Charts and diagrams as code

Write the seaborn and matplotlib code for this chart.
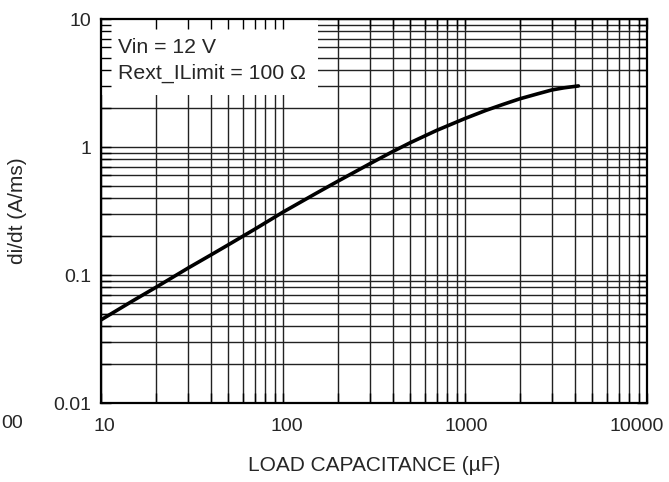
import numpy as np
import pandas as pd
import matplotlib
matplotlib.use('Agg')
import matplotlib.pyplot as plt
import matplotlib.transforms as mtrans
import seaborn as sns
from matplotlib.patches import Rectangle
from matplotlib.ticker import LogLocator, NullFormatter, FixedLocator, FixedFormatter

# load capacitance (uF) vs di/dt (A/ms)
cap_uf = [10, 15, 20, 30, 40, 50, 70, 100, 150, 200, 300, 400, 500, 700,
          1000, 1300, 1600, 2000, 2500, 3000, 3500, 4200]
didt = [0.0446, 0.063, 0.080, 0.113, 0.143, 0.172, 0.228, 0.31, 0.43, 0.54, 0.74, 0.92, 1.08, 1.35,
        1.67, 1.93, 2.14, 2.38, 2.6, 2.79, 2.9, 3.0]

x_ticks = [10, 100, 1000, 10000]
x_labels = ['10', '100', '1000', '10000']
x_label_shift_px = [3.5, 3.5, 1.5, -10.5]
y_ticks = [0.01, 0.1, 1, 10]
y_labels = ['0.01', '0.1', '1', '10']

note_lines = ['Vin = 12 V', 'Rext_ILimit = 100 \u03a9']

sns.set_style('ticks')
plt.rcParams['font.family'] = ['Liberation Sans', 'DejaVu Sans']

df = pd.DataFrame({'cap': cap_uf, 'didt': didt})

fig = plt.figure(figsize=(6.69, 4.82), dpi=100)
rect = [101 / 669, 1 - 403 / 482, 546 / 669, 384 / 482]
ax = fig.add_axes(rect)
ax.set_xscale('log')
ax.set_yscale('log')
ax.set_xlim(10, 10000)
ax.set_ylim(0.01, 10)

# grid, major and minor, all solid dark lines
ax.xaxis.set_minor_locator(LogLocator(base=10, subs=np.arange(2, 10)))
ax.yaxis.set_minor_locator(LogLocator(base=10, subs=np.arange(2, 10)))
ax.grid(True, which='both', color='#222222', linewidth=1.0)
ax.tick_params(which='both', length=0)
ax.set_axisbelow(True)

# white box behind the note text
ax.add_patch(Rectangle((0, 0.802), 0.397, 0.198, transform=ax.transAxes,
                       facecolor='white', edgecolor='none', zorder=1.5))

sns.lineplot(data=df, x='cap', y='didt', ax=ax, color='black', linewidth=2.6, zorder=3)

ax.xaxis.set_major_locator(FixedLocator(x_ticks))
ax.xaxis.set_major_formatter(FixedFormatter(x_labels))
ax.xaxis.set_minor_formatter(NullFormatter())
ax.yaxis.set_major_locator(FixedLocator(y_ticks))
ax.yaxis.set_major_formatter(FixedFormatter(y_labels))
ax.yaxis.set_minor_formatter(NullFormatter())
ax.tick_params(axis='x', which='major', labelsize=14, pad=11)
ax.tick_params(axis='y', which='major', labelsize=14, pad=7)
ax.set_xlabel('LOAD CAPACITANCE (\u00b5F)', fontsize=15, labelpad=15)
ax.set_ylabel('di/dt (A/ms)', fontsize=15, labelpad=19)
for s in ax.spines.values():
    s.set_visible(False)

# small horizontal nudges of the x tick labels, as in the reference
for lbl, dx in zip(ax.get_xticklabels(), x_label_shift_px):
    lbl.set_transform(lbl.get_transform() +
                      mtrans.ScaledTranslation(dx / 100, 0, fig.dpi_scale_trans))

ax.text(0.031, 0.911, note_lines[0], transform=ax.transAxes, fontsize=15.3,
        va='baseline', ha='left', zorder=4)
ax.text(0.031, 0.844, note_lines[1], transform=ax.transAxes, fontsize=15.3,
        va='baseline', ha='left', zorder=4)

# overlay axes: frame and inward ticks drawn on top of the white box
ov = fig.add_axes(rect, sharex=ax, sharey=ax)
ov.patch.set_visible(False)
ov.grid(False)
ov.tick_params(which='both', direction='in', top=True, right=True,
               labelbottom=False, labelleft=False, color='black', width=1.0)
ov.tick_params(which='major', length=7)
ov.tick_params(which='minor', length=7)
for s in ov.spines.values():
    s.set_visible(True)
    s.set_linewidth(1.6)
    s.set_color('black')

# label remnant at the far left of the reference
fig.text(1 / 669, 1 - 424 / 482, '00', fontsize=14, ha='left', va='center')

fig.savefig('out.png', dpi=100)
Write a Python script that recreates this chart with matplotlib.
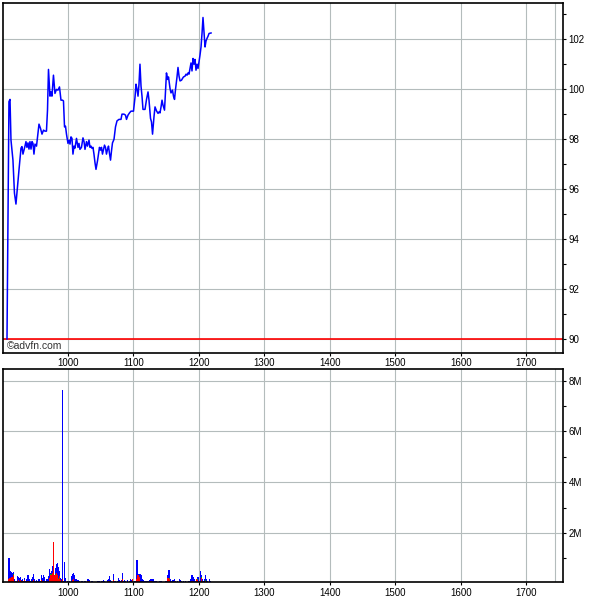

| YOUR INSTRUCTIONS |
Reproduce all of the material exactly, apart from the pictures.

| COMPLETED EXERCISE |
Write the seaborn and matplotlib code for this chart.
import numpy as np
import pandas as pd
import matplotlib
matplotlib.use('Agg')
import matplotlib.pyplot as plt
import matplotlib.transforms as mtrans
import seaborn as sns
from matplotlib.patches import Rectangle
from matplotlib.ticker import LogLocator, NullFormatter, FixedLocator, FixedFormatter

# load capacitance (uF) vs di/dt (A/ms)
cap_uf = [10, 15, 20, 30, 40, 50, 70, 100, 150, 200, 300, 400, 500, 700,
          1000, 1300, 1600, 2000, 2500, 3000, 3500, 4200]
didt = [0.0446, 0.063, 0.080, 0.113, 0.143, 0.172, 0.228, 0.31, 0.43, 0.54, 0.74, 0.92, 1.08, 1.35,
        1.67, 1.93, 2.14, 2.38, 2.6, 2.79, 2.9, 3.0]

x_ticks = [10, 100, 1000, 10000]
x_labels = ['10', '100', '1000', '10000']
x_label_shift_px = [3.5, 3.5, 1.5, -10.5]
y_ticks = [0.01, 0.1, 1, 10]
y_labels = ['0.01', '0.1', '1', '10']

note_lines = ['Vin = 12 V', 'Rext_ILimit = 100 \u03a9']

sns.set_style('ticks')
plt.rcParams['font.family'] = ['Liberation Sans', 'DejaVu Sans']

df = pd.DataFrame({'cap': cap_uf, 'didt': didt})

fig = plt.figure(figsize=(6.69, 4.82), dpi=100)
rect = [101 / 669, 1 - 403 / 482, 546 / 669, 384 / 482]
ax = fig.add_axes(rect)
ax.set_xscale('log')
ax.set_yscale('log')
ax.set_xlim(10, 10000)
ax.set_ylim(0.01, 10)

# grid, major and minor, all solid dark lines
ax.xaxis.set_minor_locator(LogLocator(base=10, subs=np.arange(2, 10)))
ax.yaxis.set_minor_locator(LogLocator(base=10, subs=np.arange(2, 10)))
ax.grid(True, which='both', color='#222222', linewidth=1.0)
ax.tick_params(which='both', length=0)
ax.set_axisbelow(True)

# white box behind the note text
ax.add_patch(Rectangle((0, 0.802), 0.397, 0.198, transform=ax.transAxes,
                       facecolor='white', edgecolor='none', zorder=1.5))

sns.lineplot(data=df, x='cap', y='didt', ax=ax, color='black', linewidth=2.6, zorder=3)

ax.xaxis.set_major_locator(FixedLocator(x_ticks))
ax.xaxis.set_major_formatter(FixedFormatter(x_labels))
ax.xaxis.set_minor_formatter(NullFormatter())
ax.yaxis.set_major_locator(FixedLocator(y_ticks))
ax.yaxis.set_major_formatter(FixedFormatter(y_labels))
ax.yaxis.set_minor_formatter(NullFormatter())
ax.tick_params(axis='x', which='major', labelsize=14, pad=11)
ax.tick_params(axis='y', which='major', labelsize=14, pad=7)
ax.set_xlabel('LOAD CAPACITANCE (\u00b5F)', fontsize=15, labelpad=15)
ax.set_ylabel('di/dt (A/ms)', fontsize=15, labelpad=19)
for s in ax.spines.values():
    s.set_visible(False)

# small horizontal nudges of the x tick labels, as in the reference
for lbl, dx in zip(ax.get_xticklabels(), x_label_shift_px):
    lbl.set_transform(lbl.get_transform() +
                      mtrans.ScaledTranslation(dx / 100, 0, fig.dpi_scale_trans))

ax.text(0.031, 0.911, note_lines[0], transform=ax.transAxes, fontsize=15.3,
        va='baseline', ha='left', zorder=4)
ax.text(0.031, 0.844, note_lines[1], transform=ax.transAxes, fontsize=15.3,
        va='baseline', ha='left', zorder=4)

# overlay axes: frame and inward ticks drawn on top of the white box
ov = fig.add_axes(rect, sharex=ax, sharey=ax)
ov.patch.set_visible(False)
ov.grid(False)
ov.tick_params(which='both', direction='in', top=True, right=True,
               labelbottom=False, labelleft=False, color='black', width=1.0)
ov.tick_params(which='major', length=7)
ov.tick_params(which='minor', length=7)
for s in ov.spines.values():
    s.set_visible(True)
    s.set_linewidth(1.6)
    s.set_color('black')

# label remnant at the far left of the reference
fig.text(1 / 669, 1 - 424 / 482, '00', fontsize=14, ha='left', va='center')

fig.savefig('out.png', dpi=100)
Write a Python script that recreates this chart with matplotlib.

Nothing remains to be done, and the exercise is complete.